Saturday Read: 4 & 1/2 Books for Break

So you’re home for break. And it’s wonderful. But what are you going to do with all that downtime for the next three weeks?

How about do a little reading for pleasure? You know what I’m talking about, right? The kind of reading you can do without a highlighter. Without making annotations. Without a 12lb textbook that hurts your arms as you attempt to read it in bed.

Yeah, that’s right. The good kind. For a reader like me, winter break means catching up on all those books I’ve been missing out on thanks to the hundreds of pages of History reading my professors assign nightly. If you’re looking for some good books to pass that time at home (or on a warm beach somewhere) with the parentals, allow me to recommend a few of my favorites. If you do anything over this break (besides watch TV and eat leftovers) you must pick up at least one of these:

1. Ceremony by Leslie Marmon Silko
Anyone living in North America has had some experience with Native Americans and the hardships that they face.

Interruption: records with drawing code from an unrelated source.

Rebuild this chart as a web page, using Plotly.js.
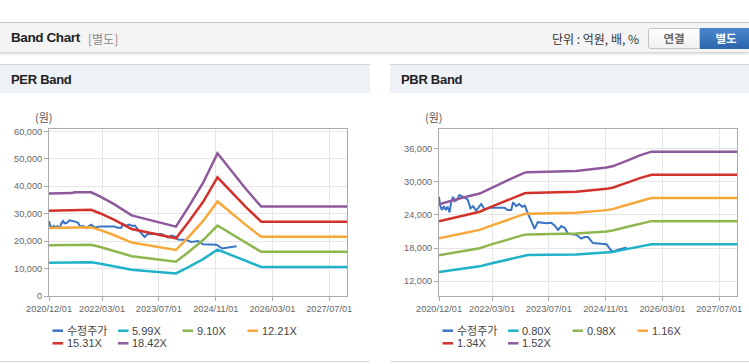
<!DOCTYPE html>
<html>
<head>
<meta charset="utf-8">
<script src="https://cdn.plot.ly/plotly-3.0.1.min.js"></script>
<style>
html,body{margin:0;padding:0;background:#fff;width:749px;height:364px;overflow:hidden;
  font-family:"Liberation Sans",Arial,"Noto Sans CJK KR",sans-serif;}
.abs{position:absolute;}
#topline{left:0;top:22px;width:749px;height:1px;background:#c2c2c2;}
#hdr{left:0;top:23px;width:749px;height:29px;background:#f4f4f4;box-shadow:0 2px 2px rgba(0,0,0,0.16);}
#hdrTitle{left:11px;top:30px;font-size:13.5px;font-weight:bold;color:#222;letter-spacing:-0.4px;line-height:16px;}
#hdrSub{left:88px;top:31px;font-size:12px;color:#8a8a8a;line-height:16px;font-family:"Noto Sans CJK KR",sans-serif;}
#unit{left:552px;top:30px;font-size:12px;color:#333;line-height:17px;font-family:"Noto Sans CJK KR",sans-serif;}
#btn1{left:648px;top:28px;width:50px;height:19px;border:1px solid #c4c4c4;border-radius:3px 0 0 3px;
  background:linear-gradient(#ffffff,#f0f0f0);color:#666;font-weight:bold;font-size:11.5px;text-align:center;line-height:19px;
  font-family:"Noto Sans CJK KR",sans-serif;}
#btn2{left:700px;top:28px;width:52px;height:21px;background:linear-gradient(#4a88cc,#2b65ab);color:#fff;font-weight:bold;
  font-size:11.5px;text-align:center;line-height:21px;font-family:"Noto Sans CJK KR",sans-serif;}
.ph{top:64px;height:28px;border-top:1px solid #d6d6d6;background:#eef1f6;}
.pt{top:72px;font-size:13px;font-weight:bold;color:#222;letter-spacing:-0.3px;line-height:16px;}
.bl{top:361px;height:1px;background:#d6d6d6;}
</style>
</head>
<body>
<div id="topline" class="abs"></div>
<div id="hdr" class="abs"></div>
<div id="hdrTitle" class="abs">Band Chart</div>
<div id="hdrSub" class="abs">[별도]</div>
<div id="unit" class="abs">단위 : 억원, 배, %</div>
<div id="btn1" class="abs">연결</div>
<div id="btn2" class="abs">별도</div>

<div class="abs ph" style="left:0;width:370px;"></div>
<div class="abs pt" style="left:11px;">PER Band</div>
<div class="abs ph" style="left:390px;width:359px;"></div>
<div class="abs pt" style="left:401px;">PBR Band</div>

<div id="per" class="abs" style="left:0;top:93px;width:370px;height:268px;"></div>
<div id="pbr" class="abs" style="left:390px;top:93px;width:359px;height:268px;"></div>

<div class="abs bl" style="left:0;width:370px;"></div>
<div class="abs bl" style="left:390px;width:359px;"></div>

<script>
// ---------- data ----------
const xTickVals = ['2020-12-01','2022-03-01','2023-07-01','2024-11-01','2026-03-01','2027-07-01'];
const xTickText = ['2020/12/01','2022/03/01','2023/07/01','2024/11/01','2026/03/01','2027/07/01'];
const xRange = ['2020-12-01','2027-12-01'];

const priceName = '수정주가';
const priceDates = ['2020-12-01','2020-12-10','2020-12-25','2021-01-12','2021-01-28','2021-02-12','2021-03-01','2021-03-16',
  '2021-04-01','2021-04-13','2021-05-04','2021-05-25','2021-07-16','2021-08-06','2021-08-28','2021-09-19','2021-10-16',
  '2021-11-28','2021-12-28','2022-02-10','2022-06-16','2022-07-13','2022-08-13','2022-08-28','2022-09-25','2022-10-19',
  '2022-11-16','2022-12-07','2023-01-04','2023-02-03','2023-03-01','2023-03-28','2023-06-10','2023-07-22','2023-08-19',
  '2023-09-18','2023-10-16','2023-11-13','2023-12-13','2024-02-22','2024-04-04','2024-05-04','2024-06-01','2024-07-13',
  '2024-11-07','2024-12-04','2024-12-28','2025-02-01','2025-03-16','2025-04-28'];
const priceValues = [27300,25800,24900,25600,24900,25500,24500,26400,27300,26500,26700,27600,27100,26700,25200,25600,24800,
  26000,25000,25300,25300,24900,24900,26300,25600,26000,25500,25700,24200,22700,21500,22700,22500,22600,22100,21300,22000,
  21700,20600,20400,19700,20000,20000,18900,18700,17900,17300,17600,17900,18100];

const perBandDates = ['2020-12-01','2021-06-15','2021-07-10','2021-11-28','2022-02-15','2022-06-15','2022-11-10','2023-03-15',
  '2023-07-15','2023-11-25','2024-03-15','2024-07-15','2024-11-15','2025-03-15','2025-07-15','2025-11-25','2027-12-01'];
const perNames = ['5.99X','9.10X','12.21X','15.31X','18.42X'];
const per599  = [12160,12200,12290,12290,11770,10860,9560,9140,8720,8220,10630,13430,16910,14830,12720,10600,10600];
const per910  = [18470,18530,18670,18670,17880,16500,14520,13890,13240,12490,16150,20400,25690,22530,19320,16110,16110];
const per1221 = [24790,24860,25050,25050,23990,22140,19490,18630,17770,16760,21670,27370,34470,30230,25920,21610,21610];
const per1531 = [31080,31170,31420,31420,30080,27760,24430,23360,22280,21020,27180,34330,43220,37910,32500,27100,27100];
const per1842 = [37400,37500,37800,37800,36200,33400,29400,28100,26800,25300,32700,41300,52000,45600,39100,32600,32600];
const perYTicks = [0,10000,20000,30000,40000,50000,60000];

const pbrBandDates = ['2020-12-01','2021-05-25','2021-11-15','2022-02-10','2022-06-15','2022-09-25','2022-12-06','2023-01-01',
  '2024-02-20','2024-11-07','2024-12-28','2025-04-28','2025-08-20','2025-11-27','2027-12-01'];
const pbrNames = ['0.80X','0.98X','1.16X','1.34X','1.52X'];
const pbr080 = [13640,14200,14680,15160,15800,16320,16680,16720,16840,17160,17280,17800,18320,18680,18680];
const pbr098 = [16710,17400,17980,18570,19360,19990,20430,20480,20630,21020,21170,21810,22440,22880,22880];
const pbr116 = [19780,20590,21290,21980,22910,23660,24190,24240,24420,24880,25060,25810,26560,27090,27090];
const pbr134 = [22850,23790,24590,25390,26470,27340,27940,28010,28210,28740,28940,29820,30690,31290,31290];
const pbr152 = [25920,26980,27890,28800,30020,31010,31690,31770,32000,32600,32830,33820,34810,35490,35490];
const pbrYTicks = [12000,18000,24000,30000,36000];

const seriesColors = ['#3a74c4','#1fb2c8','#8db64f','#f6a83a','#d2322b','#8e5a9d'];
const yUnit = '(원)';

// ---------- drawing ----------
const PW = 298, PH = 167;
const tickFont = {family:'"Liberation Sans", Arial, sans-serif', size:9.2, color:'#666'};
const legFont = {family:'"Liberation Sans", Arial, "Noto Sans CJK KR", sans-serif', size:11, color:'#444'};

function legend(names) {
  const shapes = [], anns = [];
  const colX = [3.5, 69, 133.5, 198.5];
  const rowY = [34.7, 47.3];
  names.forEach((n, i) => {
    const c = i % 4, r = Math.floor(i / 4);
    const y = -rowY[r] / PH;
    shapes.push({type:'line', xref:'paper', yref:'paper', x0:colX[c]/PW, x1:(colX[c]+10.5)/PW, y0:y, y1:y,
      line:{color:seriesColors[i], width:2.5}});
    anns.push({xref:'paper', yref:'paper', x:(colX[c]+12)/PW, y:y, xanchor:'left', yanchor:'middle',
      text:n, showarrow:false, font:legFont});
  });
  return {shapes, anns};
}

function makeChart(div, W, bandDates, bands, names, yRange, yTicks) {
  const traces = [{x:priceDates, y:priceValues, name:priceName, type:'scatter', mode:'lines',
    line:{color:seriesColors[0], width:2}}];
  bands.forEach((b, i) => traces.push({x:bandDates, y:b, name:names[i], type:'scatter', mode:'lines',
    line:{color:seriesColors[i+1], width:2.5}}));
  const lg = legend([priceName].concat(names));
  lg.anns.push({xref:'paper', yref:'paper', x:0, y:1, xshift:-5, yshift:12, xanchor:'center', yanchor:'middle',
    text:yUnit, showarrow:false, font:{family:'"Noto Sans CJK KR", sans-serif', size:11, color:'#555'}});
  const layout = {
    width:W, height:268,
    margin:{l:49, r:W-49-PW, t:36, b:268-36-PH, pad:0},
    paper_bgcolor:'rgba(0,0,0,0)', plot_bgcolor:'#ffffff',
    showlegend:false, hovermode:false,
    xaxis:{type:'date', range:xRange, tickmode:'array', tickvals:xTickVals, ticktext:xTickText,
      showgrid:true, gridcolor:'#e6e6e6', gridwidth:1, showline:true, linecolor:'#ababab', linewidth:1, mirror:true,
      ticks:'outside', ticklen:4, tickcolor:'#ababab', tickfont:tickFont, zeroline:false, fixedrange:true},
    yaxis:{range:yRange, tickmode:'array', tickvals:yTicks, tickformat:',d',
      showgrid:true, gridcolor:'#e6e6e6', gridwidth:1, showline:true, linecolor:'#ababab', linewidth:1, mirror:true,
      ticks:'outside', ticklen:4, tickcolor:'#ababab', tickfont:tickFont, zeroline:false, fixedrange:true},
    shapes:lg.shapes, annotations:lg.anns
  };
  Plotly.newPlot(div, traces, layout, {staticPlot:true, displayModeBar:false});
}

makeChart('per', 370, perBandDates, [per599, per910, per1221, per1531, per1842], perNames, [0, 60870], perYTicks);
makeChart('pbr', 359, pbrBandDates, [pbr080, pbr098, pbr116, pbr134, pbr152], pbrNames, [9300, 39600], pbrYTicks);
</script>
</body>
</html>
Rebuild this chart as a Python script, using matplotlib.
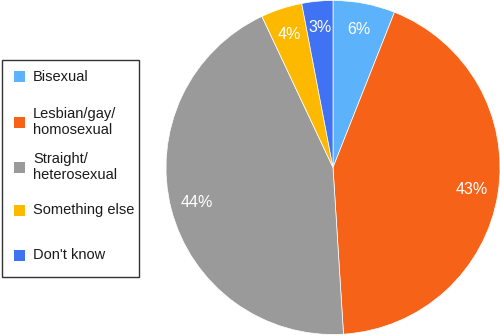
import matplotlib
matplotlib.use("Agg")
import matplotlib.pyplot as plt
from matplotlib.patches import Rectangle

categories = ["Bisexual", "Lesbian/gay/\nhomosexual", "Straight/\nheterosexual", "Something else", "Don't know"]
values = [6, 43, 44, 4, 3]
colors = ["#5CB3FC", "#F66318", "#9A9A9A", "#FDB900", "#3F73F4"]

plt.rcParams['font.family'] = ['Liberation Sans', 'DejaVu Sans']

W, H = 500, 335
fig = plt.figure(figsize=(W / 100, H / 100), dpi=100)

cx, cy, R = 333, 167.5, 167
ax = fig.add_axes([(cx - R) / W, (H - cy - R) / H, 2 * R / W, 2 * R / H])
wedges, texts, autotexts = ax.pie(
    values, colors=colors, startangle=90, counterclock=False,
    autopct=lambda p: f"{p:.0f}%", pctdistance=0.84,
    wedgeprops=dict(linewidth=0.5, edgecolor="white"),
    textprops=dict(color="white", fontsize=11.5))
ax.set_aspect("equal")
ax.set_xlim(-1, 1)
ax.set_ylim(-1, 1)

# legend drawn manually
lx0, lx1, ly0, ly1 = 2, 139, 60, 277
fig.add_artist(Rectangle((lx0 / W, 1 - ly1 / H), (lx1 - lx0) / W, (ly1 - ly0) / H,
                         transform=fig.transFigure, facecolor="white",
                         edgecolor="#333333", linewidth=1.0))
ys = [77, 122, 167, 210, 255]
for lab, col, y in zip(categories, colors, ys):
    fig.add_artist(Rectangle((13.5 / W, 1 - (y + 5.5) / H), 11 / W, 11 / H,
                             transform=fig.transFigure, facecolor=col, edgecolor="none"))
    fig.text(33 / W, 1 - y / H, lab, fontsize=10.5, va="center", ha="left",
             color="#1a1a1a", linespacing=1.2)

fig.savefig("out.png", dpi=100)
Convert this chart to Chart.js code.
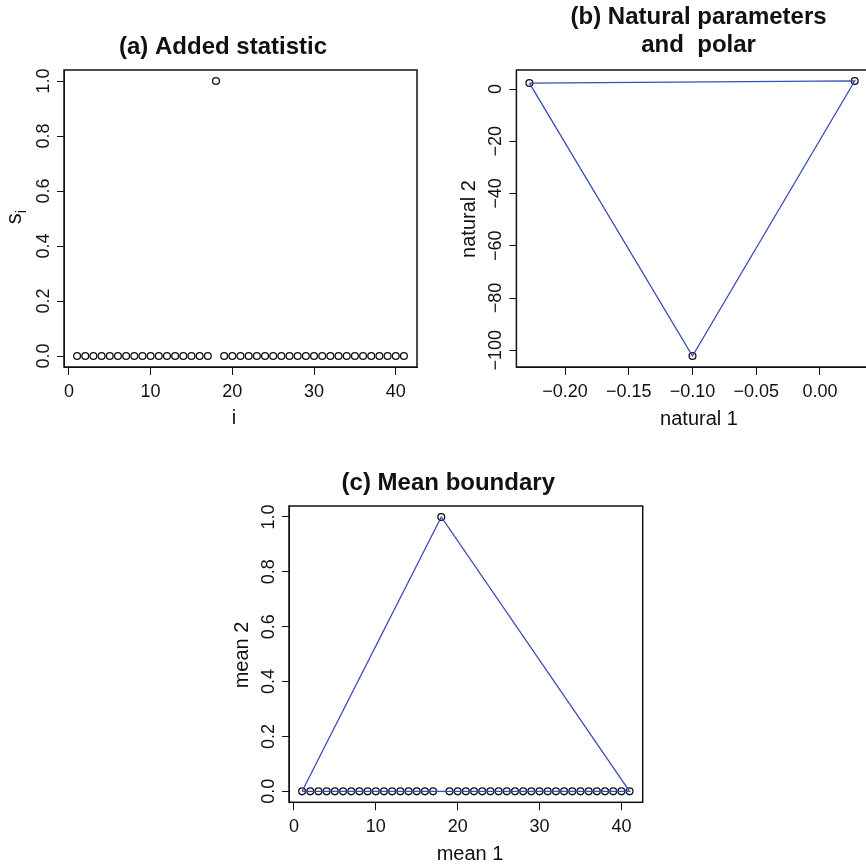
<!DOCTYPE html>
<html>
<head>
<meta charset="utf-8">
<script src="https://cdn.jsdelivr.net/npm/chart.js@4.4.1/dist/chart.umd.min.js"></script>
<style>
  html, body { margin: 0; padding: 0; background: #fff; }
  body { width: 866px; height: 866px; overflow: hidden; position: relative; }
  canvas { position: absolute; }
</style>
</head>
<body>
<canvas id="chartA" width="433" height="433" style="left:0;top:0"></canvas>
<canvas id="chartB" width="440" height="433" style="left:433px;top:0"></canvas>
<canvas id="chartC" width="440" height="433" style="left:220px;top:433px"></canvas>
<script>
// (a) added statistic s_i against i
const idx = [1, 2, 3, 4, 5, 6, 7, 8, 9, 10, 11, 12, 13, 14, 15, 16, 17, 18, 19, 20,
  21, 22, 23, 24, 25, 26, 27, 28, 29, 30, 31, 32, 33, 34, 35, 36, 37, 38, 39, 40, 41];
const addedStat = [0, 0, 0, 0, 0, 0, 0, 0, 0, 0, 0, 0, 0, 0, 0, 0, 0, 1, 0, 0,
  0, 0, 0, 0, 0, 0, 0, 0, 0, 0, 0, 0, 0, 0, 0, 0, 0, 0, 0, 0, 0];

// (b) natural parameters (polar vertices)
const natural1 = [-0.228, 0.0273, -0.1];
const natural2 = [2.3, 3.1, -102.2];

// (c) mean boundary vertices
const boundMean1 = [1, 18, 41];
const boundMean2 = [0, 1, 0];

// tick labels
const iTicks = [0, 10, 20, 30, 40];
const unitTicks = [0, 0.2, 0.4, 0.6, 0.8, 1];
const nat1Ticks = [-0.2, -0.15, -0.1, -0.05, 0];
const nat2Ticks = [-100, -80, -60, -40, -20, 0];

const BLUE = "rgb(55, 75, 185)";
const INK = "#111";
const FONT = '"Liberation Sans", Arial, Helvetica, sans-serif';

function fmt(v, dec) {
  return (v < 0 ? "\u2212" : "") + Math.abs(v).toFixed(dec);
}

function pts(xs, ys) {
  return xs.map((x, k) => ({ x: x, y: ys[k] }));
}

// closes the polygon back to its first vertex
function closed(xs, ys) {
  const p = pts(xs, ys);
  return p.concat([p[0]]);
}

// box, titles and axis labels, R style
const rText = {
  id: "rText",
  afterDraw(chart, args, o) {
    const { ctx, chartArea: a } = chart;
    ctx.save();
    ctx.strokeStyle = INK;
    ctx.lineWidth = 1.5;
    ctx.strokeRect(a.left, a.top, a.right - a.left, a.bottom - a.top);
    ctx.fillStyle = INK;
    ctx.textAlign = "center";
    ctx.textBaseline = "alphabetic";
    ctx.font = "bold 24px " + FONT;
    o.title.forEach((t, k) => ctx.fillText(t, o.titleX, o.titleY[k]));
    ctx.font = "20px " + FONT;
    ctx.fillText(o.xlab, o.xlabX, o.xlabY);
    ctx.translate(o.ylabX, o.ylabY);
    ctx.rotate(-Math.PI / 2);
    if (o.ylabSub) {
      ctx.font = "22px " + FONT;
      const w1 = ctx.measureText(o.ylab).width;
      ctx.font = "15px " + FONT;
      const w2 = ctx.measureText(o.ylabSub).width;
      ctx.textAlign = "left";
      ctx.fillText(o.ylabSub, -(w1 + w2) / 2 + w1, 5);
      ctx.font = "22px " + FONT;
      ctx.fillText(o.ylab, -(w1 + w2) / 2, 0);
    } else {
      ctx.fillText(o.ylab, 0, 0);
    }
    ctx.restore();
  },
};

function scales(xr, yr, xt, yt, xdec, ydec, ypad) {
  const tickFont = { family: FONT, size: 18 };
  return {
    x: {
      type: "linear",
      min: xr[0],
      max: xr[1],
      afterBuildTicks: (s) => { s.ticks = xt.map((v) => ({ value: v })); },
      afterFit: (s) => { s.height = 40; },
      grid: { drawOnChartArea: false, drawTicks: true, tickLength: 8, color: INK, lineWidth: 1 },
      border: { display: true, color: INK, width: 1 },
      ticks: {
        autoSkip: false, minRotation: 0, maxRotation: 0, padding: 6,
        color: INK, font: tickFont, callback: (v) => fmt(v, xdec),
      },
    },
    y: {
      type: "linear",
      min: yr[0],
      max: yr[1],
      afterBuildTicks: (s) => { s.ticks = yt.map((v) => ({ value: v })); },
      afterFit: (s) => { s.width = 50; },
      grid: { drawOnChartArea: false, drawTicks: true, tickLength: 7, color: INK, lineWidth: 1 },
      border: { display: true, color: INK, width: 1 },
      ticks: {
        autoSkip: false, minRotation: 90, maxRotation: 90, crossAlign: "center", padding: ypad,
        color: INK, font: tickFont, callback: (v) => fmt(v, ydec),
      },
    },
  };
}

function circles(data) {
  return {
    data: data,
    showLine: false,
    pointStyle: "circle",
    pointRadius: 3.4,
    pointBorderWidth: 1.3,
    pointBorderColor: INK,
    pointBackgroundColor: "rgba(0,0,0,0)",
  };
}

function polygon(data) {
  return {
    data: data,
    showLine: true,
    borderColor: BLUE,
    borderWidth: 1.3,
    pointRadius: 0,
    fill: false,
  };
}

function baseOptions(padding, sc, text) {
  return {
    responsive: false,
    animation: false,
    layout: { padding: padding },
    scales: sc,
    plugins: {
      legend: { display: false },
      tooltip: { enabled: false },
      rText: text,
    },
  };
}

new Chart(document.getElementById("chartA"), {
  type: "scatter",
  data: { datasets: [circles(pts(idx, addedStat))] },
  options: baseOptions(
    { left: 14, top: 70, right: 16, bottom: 26 },
    scales([-0.6, 42.6], [-0.04, 1.04], iTicks, unitTicks, 0, 1, 0.5),
    { title: ["(a) Added statistic"], titleX: 223, titleY: [54],
      xlab: "i", xlabX: 234, xlabY: 424, ylab: "s", ylabSub: "i", ylabX: 21, ylabY: 217 }
  ),
  plugins: [rText],
});

new Chart(document.getElementById("chartB"), {
  type: "scatter",
  data: { datasets: [polygon(closed(natural1, natural2)), circles(pts(natural1, natural2))] },
  options: baseOptions(
    { left: 33.4, top: 70, right: 3.7, bottom: 26 },
    scales([-0.2382, 0.0375], [-106.4, 7.3], nat1Ticks, nat2Ticks, 2, 0, -7.3),
    { title: ["(b) Natural parameters", "and  polar"], titleX: 265.6, titleY: [23.5, 51.5],
      xlab: "natural 1", xlabX: 266, xlabY: 425, ylab: "natural 2", ylabX: 42.4, ylabY: 219 }
  ),
  plugins: [rText],
});

new Chart(document.getElementById("chartC"), {
  type: "scatter",
  data: { datasets: [polygon(closed(boundMean1, boundMean2)), circles(pts(idx, addedStat))] },
  options: baseOptions(
    { left: 19, top: 73, right: 17.3, bottom: 23.7 },
    scales([-0.6, 42.6], [-0.04, 1.04], iTicks, unitTicks, 0, 1, 0.5),
    { title: ["(c) Mean boundary"], titleX: 228.3, titleY: [57],
      xlab: "mean 1", xlabX: 250, xlabY: 427, ylab: "mean 2", ylabX: 28, ylabY: 222 }
  ),
  plugins: [rText],
});
</script>
</body>
</html>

But how much do we really know about their lives, their world and their culture? “Ceremony” tells the tale of a young Native American war veteran who returns to the reservation where he grew up. To help him cope with the trauma surrounding his experiences, the elders of the community decide to conduct traditional ceremonies and healing rituals. This book provides great insight into the ancient traditions of Native Americans, which is incredibly interesting (who said you can’t learn for pleasure?). It also happens to be a “Penguin Classic” so the writing is most definitely exceptional.

2. What is the What by Dave Eggers
This recommendation comes straight from CollegeCandy’s wonderful editor. She is also probably the tenth person to recommend it, so I decided I had to give it a go. “What is the What” is a fictionalized memoir of Valentino Achak Deng, a real hero and refugee of the Sudanese civil war. After years trying to piece a life together in refugee camps, Valentino makes his way to America, where he finds that perhaps the hardships of making a life there may be greater than his time in Africa. Most people believe that once a refugee is in America or another “safe” land, their life becomes a fairytale; as we see in this story, that not the case. “What is the What” is a fascinating story and a powerful read; definitely a good one to sink your teeth into over the break.

3. Wicked by Gregory Maguire
Everyone is familiar with the Wizard of Oz and, of course, the mysterious villain, the Wicked Witch of the West. But, just like any other villain, the Wicked Witch has her own story. Gregory Maguire has taken this strange, misunderstood character and weaved an entire biography, explaining every evil thing she does. I just love the creativity of the author and how he leaves no stone unturned, from her strange color to her capture of Dorothy and her relationship with Glinda, the Good Witch. The musical “Wicked,” which was inspired by the book, is probably more well-known than the book and certainly a lot “brighter” as far as storyline goes, but the book is captivating. From the way Maguire addresses social issues to creative way he weaves in the story of Oz as we know it, you won’t be able to put this down.

4. Get into a SERIES!
This one is a bit more general, but with all the free time you’ve got for the next few weeks it’s the perfect time to get into a series. There are so many out there, but here are a few recommendations:
Twilight: Duh. The books aren’t worthy of a Pulitzer, but the story will definitely suck you in.
Harry Potter: If you haven’t picked up a HP book, now’s the time. Regardless of the audience these books were intended for, anyone and everyone will enjoy this series.
Something Borrowed: It’s a total beach read. Your typical “girl in New York on her quest for love,” but they’re good. And quick. And really, really good.

There are tons more out there, so get to that bookstore and search!

4 & 1/2. Going Bovine by Libba Bray
I don’t care if I reviewed this one a month ago (that’s why it’s only a half).  YOU MUST READ THIS BOOK. I find myself still thinking of it and how wonderfully it is written. The lesson in this book is just so absolutely profound. I don’t think I can even write down in words how awesome it is and the feeling I got while reading the ending. Just read it. Do it,.